▶ _What you will do_:
Please write the listing below out again exactly, leaving every picture behind.

▶ _Raw data_:
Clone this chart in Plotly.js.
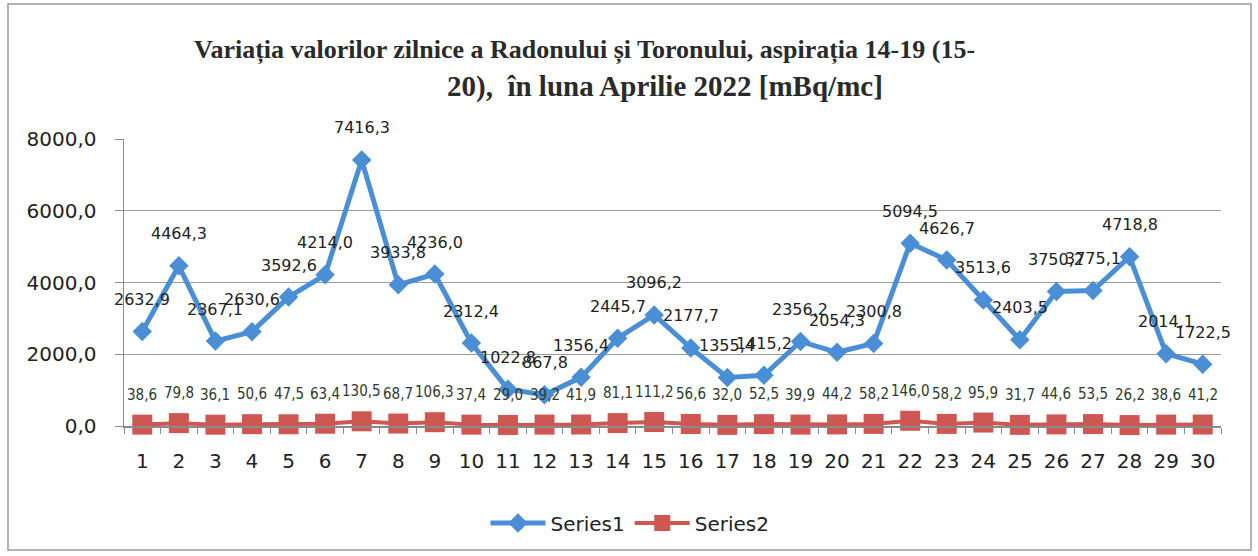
<!DOCTYPE html>
<html>
<head>
<meta charset="utf-8">
<script src="https://cdn.plot.ly/plotly-3.0.1.min.js"></script>
<style>
html,body{margin:0;padding:0;background:#fff;}
#chart{width:1258px;height:556px;}
</style>
</head>
<body>
<div id="chart"></div>
<script>
var days = ['1','2','3','4','5','6','7','8','9','10','11','12','13','14','15','16','17','18','19','20','21','22','23','24','25','26','27','28','29','30'];
var series1 = [2632.9, 4464.3, 2367.1, 2630.6, 3592.6, 4214.0, 7416.3, 3933.8, 4236.0, 2312.4,
               1022.8, 867.8, 1356.4, 2445.7, 3096.2, 2177.7, 1355.4, 1415.2, 2356.2, 2054.3,
               2300.8, 5094.5, 4626.7, 3513.6, 2403.5, 3750.2, 3775.1, 4718.8, 2014.1, 1722.5];
var series2 = [38.6, 79.8, 36.1, 50.6, 47.5, 63.4, 130.5, 68.7, 106.3, 37.4,
               29.0, 39.2, 41.9, 81.1, 111.2, 56.6, 32.0, 52.5, 39.9, 44.2,
               58.2, 146.0, 58.2, 95.9, 31.7, 44.6, 53.5, 26.2, 38.6, 41.2];
var yTicks = [0, 2000, 4000, 6000, 8000];
var titleLine1 = 'Variația valorilor zilnice a Radonului și Toronului, aspirația 14-19 (15-';
var titleLine2 = '20),  în luna Aprilie 2022 [mBq/mc]';
var seriesNames = ['Series1', 'Series2'];

function fmt(v){ return v.toFixed(1).replace('.', ','); }

var blue = '#4a8fd6';
var red = '#cf5752';

var traces = [
  {x: days, y: series1, name: seriesNames[0], type: 'scatter', mode: 'lines+markers',
   line: {color: blue, width: 5},
   marker: {symbol: 'diamond', size: 15, color: blue},
   cliponaxis: false},
  {x: days, y: series2, name: seriesNames[1], type: 'scatter', mode: 'lines+markers',
   line: {color: red, width: 4},
   marker: {symbol: 'square', size: 20, color: red},
   cliponaxis: false}
];

var annotations = [];
days.forEach(function(d, i){
  annotations.push({x: i, y: series1[i], xref: 'x', yref: 'y', text: fmt(series1[i]),
    showarrow: false, yshift: 32, font: {family: 'DejaVu Sans', size: 16, color: '#222'}});
  annotations.push({x: i, y: series2[i], xref: 'x', yref: 'y', text: fmt(series2[i]),
    showarrow: false, yshift: 30, font: {family: 'DejaVu Sans Condensed, DejaVu Sans', size: 15, color: '#2f3a30'}});
});
// title lines
annotations.push({xref: 'paper', yref: 'paper', x: (584-124)/1097, y: (426-50)/287, xanchor: 'center', yanchor: 'middle',
  text: '<b>' + titleLine1 + '</b>', showarrow: false,
  font: {family: 'Liberation Serif', size: 26, color: '#2a2a2a'}});
annotations.push({xref: 'paper', yref: 'paper', x: (665-124)/1097, y: (426-87)/287, xanchor: 'center', yanchor: 'middle',
  text: '<b>' + titleLine2.replace('  ', ' &nbsp;') + '</b>', showarrow: false,
  font: {family: 'Liberation Serif', size: 29, color: '#2a2a2a'}});

var layout = {
  width: 1258, height: 556,
  margin: {l: 124, r: 37, t: 139, b: 130},
  paper_bgcolor: '#fff', plot_bgcolor: '#fff',
  separators: ',.',
  showlegend: true,
  legend: {orientation: 'h', x: (630-124)/1097, xanchor: 'center', y: (426-523)/287, yanchor: 'middle',
    font: {family: 'DejaVu Sans', size: 20, color: '#222'}, itemwidth: 55, traceorder: 'normal'},
  xaxis: {type: 'category', categoryorder: 'array', categoryarray: days,
    range: [-0.5, days.length - 0.5], autorange: false,
    showline: true, linecolor: '#8a8a8a', linewidth: 1.5,
    ticks: 'outside', tickson: 'boundaries', ticklen: 6, tickcolor: '#8a8a8a',
    tickangle: 0,
    showgrid: false, zeroline: false, ticklabelstandoff: 16,
    tickfont: {family: 'DejaVu Sans', size: 20, color: '#222'}},
  yaxis: {range: [0, 8000], autorange: false, tickvals: yTicks, tickformat: '.1f',
    showline: true, linecolor: '#8a8a8a', linewidth: 1.5,
    ticks: 'outside', ticklen: 8, tickcolor: '#8a8a8a',
    showgrid: true, gridcolor: '#9a9a9a', gridwidth: 1, zeroline: false,
    ticklabelstandoff: 14,
    tickfont: {family: 'DejaVu Sans', size: 20, color: '#222'}},
  annotations: annotations,
  shapes: [
    {type: 'rect', xref: 'paper', yref: 'paper',
     x0: (8-124)/1097, x1: (1251-124)/1097, y0: (426-550)/287, y1: (426-4)/287,
     line: {color: '#9a9a9a', width: 1.5}, fillcolor: 'rgba(0,0,0,0)', layer: 'below'}
  ]
};

Plotly.newPlot('chart', traces, layout, {displayModeBar: false, staticPlot: true});
</script>
</body>
</html>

▶ _Response_:
Clone this chart in Plotly.js.
<!DOCTYPE html>
<html>
<head>
<meta charset="utf-8">
<script src="https://cdn.plot.ly/plotly-3.0.1.min.js"></script>
<style>
html,body{margin:0;padding:0;background:#fff;}
#chart{width:1258px;height:556px;}
</style>
</head>
<body>
<div id="chart"></div>
<script>
var days = ['1','2','3','4','5','6','7','8','9','10','11','12','13','14','15','16','17','18','19','20','21','22','23','24','25','26','27','28','29','30'];
var series1 = [2632.9, 4464.3, 2367.1, 2630.6, 3592.6, 4214.0, 7416.3, 3933.8, 4236.0, 2312.4,
               1022.8, 867.8, 1356.4, 2445.7, 3096.2, 2177.7, 1355.4, 1415.2, 2356.2, 2054.3,
               2300.8, 5094.5, 4626.7, 3513.6, 2403.5, 3750.2, 3775.1, 4718.8, 2014.1, 1722.5];
var series2 = [38.6, 79.8, 36.1, 50.6, 47.5, 63.4, 130.5, 68.7, 106.3, 37.4,
               29.0, 39.2, 41.9, 81.1, 111.2, 56.6, 32.0, 52.5, 39.9, 44.2,
               58.2, 146.0, 58.2, 95.9, 31.7, 44.6, 53.5, 26.2, 38.6, 41.2];
var yTicks = [0, 2000, 4000, 6000, 8000];
var titleLine1 = 'Variația valorilor zilnice a Radonului și Toronului, aspirația 14-19 (15-';
var titleLine2 = '20),  în luna Aprilie 2022 [mBq/mc]';
var seriesNames = ['Series1', 'Series2'];

function fmt(v){ return v.toFixed(1).replace('.', ','); }

var blue = '#4a8fd6';
var red = '#cf5752';

var traces = [
  {x: days, y: series1, name: seriesNames[0], type: 'scatter', mode: 'lines+markers',
   line: {color: blue, width: 5},
   marker: {symbol: 'diamond', size: 15, color: blue},
   cliponaxis: false},
  {x: days, y: series2, name: seriesNames[1], type: 'scatter', mode: 'lines+markers',
   line: {color: red, width: 4},
   marker: {symbol: 'square', size: 20, color: red},
   cliponaxis: false}
];

var annotations = [];
days.forEach(function(d, i){
  annotations.push({x: i, y: series1[i], xref: 'x', yref: 'y', text: fmt(series1[i]),
    showarrow: false, yshift: 32, font: {family: 'DejaVu Sans', size: 16, color: '#222'}});
  annotations.push({x: i, y: series2[i], xref: 'x', yref: 'y', text: fmt(series2[i]),
    showarrow: false, yshift: 30, font: {family: 'DejaVu Sans Condensed, DejaVu Sans', size: 15, color: '#2f3a30'}});
});
// title lines
annotations.push({xref: 'paper', yref: 'paper', x: (584-124)/1097, y: (426-50)/287, xanchor: 'center', yanchor: 'middle',
  text: '<b>' + titleLine1 + '</b>', showarrow: false,
  font: {family: 'Liberation Serif', size: 26, color: '#2a2a2a'}});
annotations.push({xref: 'paper', yref: 'paper', x: (665-124)/1097, y: (426-87)/287, xanchor: 'center', yanchor: 'middle',
  text: '<b>' + titleLine2.replace('  ', ' &nbsp;') + '</b>', showarrow: false,
  font: {family: 'Liberation Serif', size: 29, color: '#2a2a2a'}});

var layout = {
  width: 1258, height: 556,
  margin: {l: 124, r: 37, t: 139, b: 130},
  paper_bgcolor: '#fff', plot_bgcolor: '#fff',
  separators: ',.',
  showlegend: true,
  legend: {orientation: 'h', x: (630-124)/1097, xanchor: 'center', y: (426-523)/287, yanchor: 'middle',
    font: {family: 'DejaVu Sans', size: 20, color: '#222'}, itemwidth: 55, traceorder: 'normal'},
  xaxis: {type: 'category', categoryorder: 'array', categoryarray: days,
    range: [-0.5, days.length - 0.5], autorange: false,
    showline: true, linecolor: '#8a8a8a', linewidth: 1.5,
    ticks: 'outside', tickson: 'boundaries', ticklen: 6, tickcolor: '#8a8a8a',
    tickangle: 0,
    showgrid: false, zeroline: false, ticklabelstandoff: 16,
    tickfont: {family: 'DejaVu Sans', size: 20, color: '#222'}},
  yaxis: {range: [0, 8000], autorange: false, tickvals: yTicks, tickformat: '.1f',
    showline: true, linecolor: '#8a8a8a', linewidth: 1.5,
    ticks: 'outside', ticklen: 8, tickcolor: '#8a8a8a',
    showgrid: true, gridcolor: '#9a9a9a', gridwidth: 1, zeroline: false,
    ticklabelstandoff: 14,
    tickfont: {family: 'DejaVu Sans', size: 20, color: '#222'}},
  annotations: annotations,
  shapes: [
    {type: 'rect', xref: 'paper', yref: 'paper',
     x0: (8-124)/1097, x1: (1251-124)/1097, y0: (426-550)/287, y1: (426-4)/287,
     line: {color: '#9a9a9a', width: 1.5}, fillcolor: 'rgba(0,0,0,0)', layer: 'below'}
  ]
};

Plotly.newPlot('chart', traces, layout, {displayModeBar: false, staticPlot: true});
</script>
</body>
</html>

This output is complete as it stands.